§ OBJECTIVE
Starting from the top of the material, restate each line exactly until the line that contains "matplotlib.use('agg')", which is also copied. Pictures are excluded.

[START OF GIVEN INFORMATION]

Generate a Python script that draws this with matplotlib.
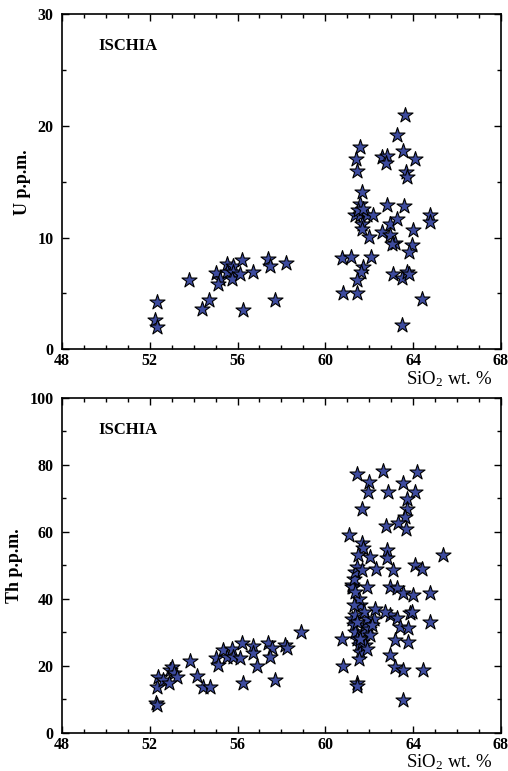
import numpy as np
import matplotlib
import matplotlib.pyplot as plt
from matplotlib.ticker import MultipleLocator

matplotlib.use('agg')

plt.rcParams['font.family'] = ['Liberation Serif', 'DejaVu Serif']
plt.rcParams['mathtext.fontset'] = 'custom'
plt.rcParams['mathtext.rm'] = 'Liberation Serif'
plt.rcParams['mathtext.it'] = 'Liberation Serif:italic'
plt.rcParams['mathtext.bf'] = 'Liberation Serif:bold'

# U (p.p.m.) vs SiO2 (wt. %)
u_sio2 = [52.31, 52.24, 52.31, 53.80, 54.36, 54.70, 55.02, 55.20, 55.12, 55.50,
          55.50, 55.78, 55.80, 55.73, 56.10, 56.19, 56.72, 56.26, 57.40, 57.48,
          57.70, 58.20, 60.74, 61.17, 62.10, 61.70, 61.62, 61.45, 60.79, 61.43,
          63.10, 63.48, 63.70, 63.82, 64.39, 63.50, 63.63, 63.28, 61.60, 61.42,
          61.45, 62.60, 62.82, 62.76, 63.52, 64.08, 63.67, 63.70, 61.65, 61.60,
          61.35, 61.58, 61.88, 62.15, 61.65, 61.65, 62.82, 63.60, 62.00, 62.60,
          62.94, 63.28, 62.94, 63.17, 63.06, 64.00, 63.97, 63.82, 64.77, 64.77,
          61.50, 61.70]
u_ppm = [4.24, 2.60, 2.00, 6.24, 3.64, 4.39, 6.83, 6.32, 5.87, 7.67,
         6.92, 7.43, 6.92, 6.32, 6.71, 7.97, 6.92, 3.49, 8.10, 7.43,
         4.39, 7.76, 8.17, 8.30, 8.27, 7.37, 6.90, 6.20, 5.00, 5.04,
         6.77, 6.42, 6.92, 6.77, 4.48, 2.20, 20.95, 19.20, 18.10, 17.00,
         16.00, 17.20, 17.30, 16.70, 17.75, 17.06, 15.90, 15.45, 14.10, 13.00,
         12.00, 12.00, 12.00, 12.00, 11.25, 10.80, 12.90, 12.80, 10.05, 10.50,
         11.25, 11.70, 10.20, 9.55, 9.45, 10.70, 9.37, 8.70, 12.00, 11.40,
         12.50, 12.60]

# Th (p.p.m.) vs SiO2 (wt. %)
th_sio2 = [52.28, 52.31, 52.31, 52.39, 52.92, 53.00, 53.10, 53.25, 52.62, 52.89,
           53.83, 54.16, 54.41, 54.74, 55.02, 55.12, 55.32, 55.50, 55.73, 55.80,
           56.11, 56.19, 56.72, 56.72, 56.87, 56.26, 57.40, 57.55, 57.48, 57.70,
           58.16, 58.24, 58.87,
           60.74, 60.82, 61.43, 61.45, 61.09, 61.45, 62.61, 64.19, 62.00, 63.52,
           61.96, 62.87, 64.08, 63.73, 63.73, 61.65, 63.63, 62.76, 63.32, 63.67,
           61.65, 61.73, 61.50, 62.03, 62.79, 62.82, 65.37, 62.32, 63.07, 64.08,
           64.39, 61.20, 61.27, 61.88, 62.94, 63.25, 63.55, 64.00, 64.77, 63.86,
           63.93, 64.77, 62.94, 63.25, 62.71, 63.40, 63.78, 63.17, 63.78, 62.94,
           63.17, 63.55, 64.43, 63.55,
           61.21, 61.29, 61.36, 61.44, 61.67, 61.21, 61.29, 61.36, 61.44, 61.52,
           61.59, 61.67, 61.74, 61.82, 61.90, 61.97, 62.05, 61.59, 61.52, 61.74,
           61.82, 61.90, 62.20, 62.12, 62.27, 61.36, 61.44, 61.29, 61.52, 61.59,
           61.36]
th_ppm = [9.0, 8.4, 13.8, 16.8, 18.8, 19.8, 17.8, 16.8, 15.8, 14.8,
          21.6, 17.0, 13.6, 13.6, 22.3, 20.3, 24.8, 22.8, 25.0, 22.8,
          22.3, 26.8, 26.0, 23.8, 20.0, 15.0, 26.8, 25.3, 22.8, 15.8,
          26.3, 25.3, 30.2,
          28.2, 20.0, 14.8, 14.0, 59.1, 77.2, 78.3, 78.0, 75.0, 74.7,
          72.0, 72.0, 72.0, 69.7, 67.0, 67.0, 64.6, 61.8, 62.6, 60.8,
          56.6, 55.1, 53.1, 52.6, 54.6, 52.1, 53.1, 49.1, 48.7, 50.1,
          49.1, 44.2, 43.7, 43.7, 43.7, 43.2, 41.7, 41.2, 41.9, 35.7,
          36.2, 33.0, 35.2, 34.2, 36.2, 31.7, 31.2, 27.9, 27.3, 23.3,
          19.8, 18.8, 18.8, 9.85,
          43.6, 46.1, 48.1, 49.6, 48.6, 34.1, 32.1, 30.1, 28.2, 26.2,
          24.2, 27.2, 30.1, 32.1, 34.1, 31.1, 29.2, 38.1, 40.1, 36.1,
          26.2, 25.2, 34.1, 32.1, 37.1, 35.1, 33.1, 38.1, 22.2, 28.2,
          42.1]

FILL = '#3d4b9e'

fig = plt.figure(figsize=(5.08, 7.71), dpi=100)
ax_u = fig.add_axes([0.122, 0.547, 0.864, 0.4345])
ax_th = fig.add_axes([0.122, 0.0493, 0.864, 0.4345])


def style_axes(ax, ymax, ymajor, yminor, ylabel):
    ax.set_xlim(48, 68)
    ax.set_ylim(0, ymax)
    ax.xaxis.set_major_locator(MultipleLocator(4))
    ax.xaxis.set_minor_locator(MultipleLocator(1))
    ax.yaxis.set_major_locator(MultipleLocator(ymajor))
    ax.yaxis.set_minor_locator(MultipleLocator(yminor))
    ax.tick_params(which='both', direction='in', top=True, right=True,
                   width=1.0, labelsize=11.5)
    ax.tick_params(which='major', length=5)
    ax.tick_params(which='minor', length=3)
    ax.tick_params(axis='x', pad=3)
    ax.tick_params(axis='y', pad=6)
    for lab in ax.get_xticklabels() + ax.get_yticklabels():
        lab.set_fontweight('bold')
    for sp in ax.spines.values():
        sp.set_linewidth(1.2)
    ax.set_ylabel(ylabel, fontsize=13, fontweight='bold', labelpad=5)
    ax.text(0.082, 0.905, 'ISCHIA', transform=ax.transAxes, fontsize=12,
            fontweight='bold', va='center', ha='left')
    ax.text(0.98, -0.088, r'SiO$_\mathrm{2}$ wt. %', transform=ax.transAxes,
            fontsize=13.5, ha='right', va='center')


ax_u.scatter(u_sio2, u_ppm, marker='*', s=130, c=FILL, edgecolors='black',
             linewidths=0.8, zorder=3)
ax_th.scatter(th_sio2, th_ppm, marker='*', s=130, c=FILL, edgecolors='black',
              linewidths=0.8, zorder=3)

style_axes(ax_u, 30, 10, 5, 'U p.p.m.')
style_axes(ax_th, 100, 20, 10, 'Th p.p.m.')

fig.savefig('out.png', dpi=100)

[END OF GIVEN INFORMATION]

§ OUTPUT OF THE EXERCISE
Generate a Python script that draws this with matplotlib.
import numpy as np
import matplotlib
import matplotlib.pyplot as plt
from matplotlib.ticker import MultipleLocator

matplotlib.use('agg')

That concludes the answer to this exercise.